A sóbria música de Jocelyn Pook (conhecida pela impactante “De Olhos Bem Fechados” – de 1.999 -), alternada com fragmentos clássicos, e o ambiente do inverno sueco dão um tom fechado que reforça a reflexão e introspecção. A mise-en-cène no palácio onde se entrega o Prêmio Nobel e o fastuoso salão onde acontece a ceia de honor resulta excelente.

Parágrafo a parte para Annie Starke, filha de Glenn Close e do produtor John H. Starke, a bela atriz que representa uma fotógrafa. Essa mulher vai se aproximando do escritor e também tem uma atitude sedutora, de igual índole que a atual esposa teve anos antes com este mesmo homem, quando estava casado. Curioso jogo de simetrias ou proximidades, dentro e fora da ficção.

A propósito de ficção: obviamente não há nada que, em princípio faça referência aos reais ganhadores do Nobel de Literatura. O mais curioso é que no ano 1.993, uma das épocas nas que transcorre “A Esposa”, a premiada pela Academia Sueca foi uma escritora negra – talvez procurando contrapor-se assim a qualquer interpretação que essa organização fosse machista nas suas premiações. Porém, nada de isso aparece no “A Esposa”.

Também não existiu um Prêmio Nobel de Física com o nome James Finch. Mas sim uma Universidade Smith, para estudos artísticos, com uma aluna mulher, como são mencionados no relato. São parte das chamadas “licenças poéticas”. E tudo isto foge do filme em si e não interessa para desfrutá-lo e avaliá-lo. A criatividade artística pode respeitar ou alterar dados históricos, geográficos, biográficos, etc. Isso não a faz maior ou menor, melhor ou pior.

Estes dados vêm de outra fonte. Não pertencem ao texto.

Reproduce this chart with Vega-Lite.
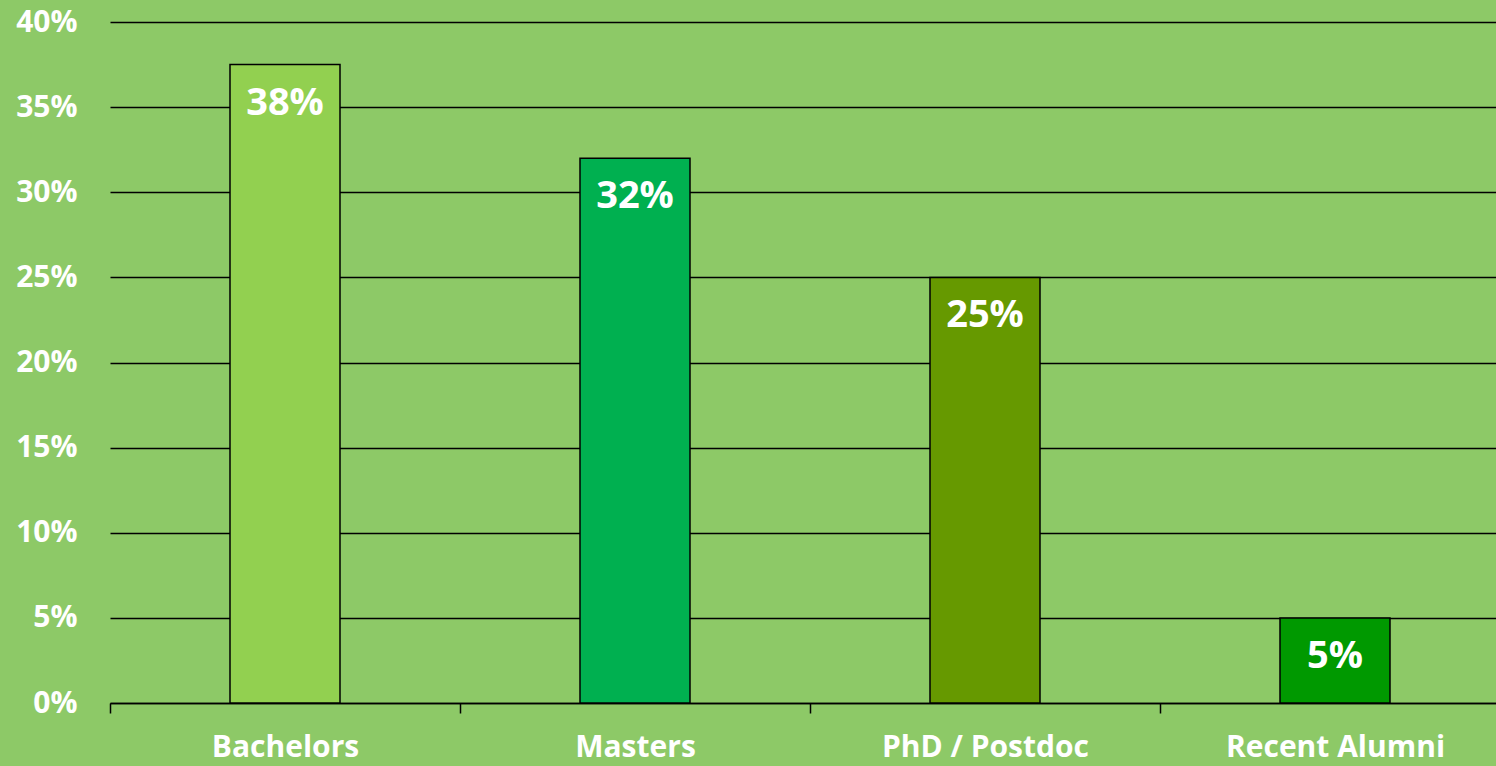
{
  "$schema": "https://vega.github.io/schema/vega-lite/v6.json",
  "width": 1386,
  "height": 681,
  "autosize": {"type": "none"},
  "padding": {"left": 110, "top": 22, "right": 0, "bottom": 63},
  "background": "#8DC967",
  "config": {"view": {"stroke": null}, "font": "Open Sans"},
  "data": {
    "values": [
      {"category": "Bachelors", "share": 0.375},
      {"category": "Masters", "share": 0.32},
      {"category": "PhD / Postdoc", "share": 0.25},
      {"category": "Recent Alumni", "share": 0.05}
    ]
  },
  "encoding": {
    "x": {
      "field": "category",
      "type": "nominal",
      "sort": null,
      "scale": {"range": [0, 1400], "paddingInner": 0, "paddingOuter": 0},
      "axis": {
        "title": null,
        "labelAngle": 0,
        "labelColor": "white",
        "labelFontWeight": "bold",
        "labelFontSize": 30,
        "labelLimit": 400,
        "labelPadding": 19,
        "domainColor": "black",
        "domainWidth": 1.5,
        "tickColor": "black",
        "tickWidth": 1.5,
        "tickSize": 10,
        "tickBand": "extent",
        "grid": false
      }
    },
    "y": {
      "field": "share",
      "type": "quantitative",
      "scale": {"domain": [0, 0.4], "nice": false},
      "axis": {
        "title": null,
        "format": ".0%",
        "values": [0, 0.05, 0.1, 0.15, 0.2, 0.25, 0.3, 0.35, 0.4],
        "labelColor": "white",
        "labelFontWeight": "bold",
        "labelFontSize": 30,
        "labelPadding": 33,
        "domain": false,
        "ticks": false,
        "grid": true,
        "gridColor": "black",
        "gridWidth": 1.5,
        "gridOpacity": 1
      }
    }
  },
  "layer": [
    {
      "mark": {"type": "bar", "width": {"band": 0.3143}, "stroke": "black", "strokeWidth": 1.5},
      "encoding": {
        "color": {
          "field": "category",
          "type": "nominal",
          "sort": null,
          "scale": {"domain": ["Bachelors", "Masters", "PhD / Postdoc", "Recent Alumni"], "range": ["#92D050", "#00B050", "#669900", "#009900"]},
          "legend": null
        }
      }
    },
    {
      "mark": {"type": "text", "color": "white", "fontWeight": "bold", "fontSize": 38, "baseline": "middle", "dy": 39},
      "encoding": {
        "text": {"field": "share", "type": "quantitative", "format": ".0%"}
      }
    }
  ]
}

O mesmo sucede com o dado que Connecticut seja a cidade onde mora o casal do longa, a mesma onde nasceram Glenn Close e sua filha, Annie. Ou que a edição seja de Lena Runge, igual sobrenome que o diretor (Björn Runge).  Simplesmente mencionamos aqui para enfatizar que analisar uma obra cinematográfica implica preferentemente focar-nos nela mesma. E em eventuais antecedentes cinematográficos, paralelismos, etc., mas não no que se refere a dados externos.

“A Esposa” é um drama denso, cuidadoso no técnico e que pode ser bem recebido por público que se sinta atraído por aspectos da complexidade humana.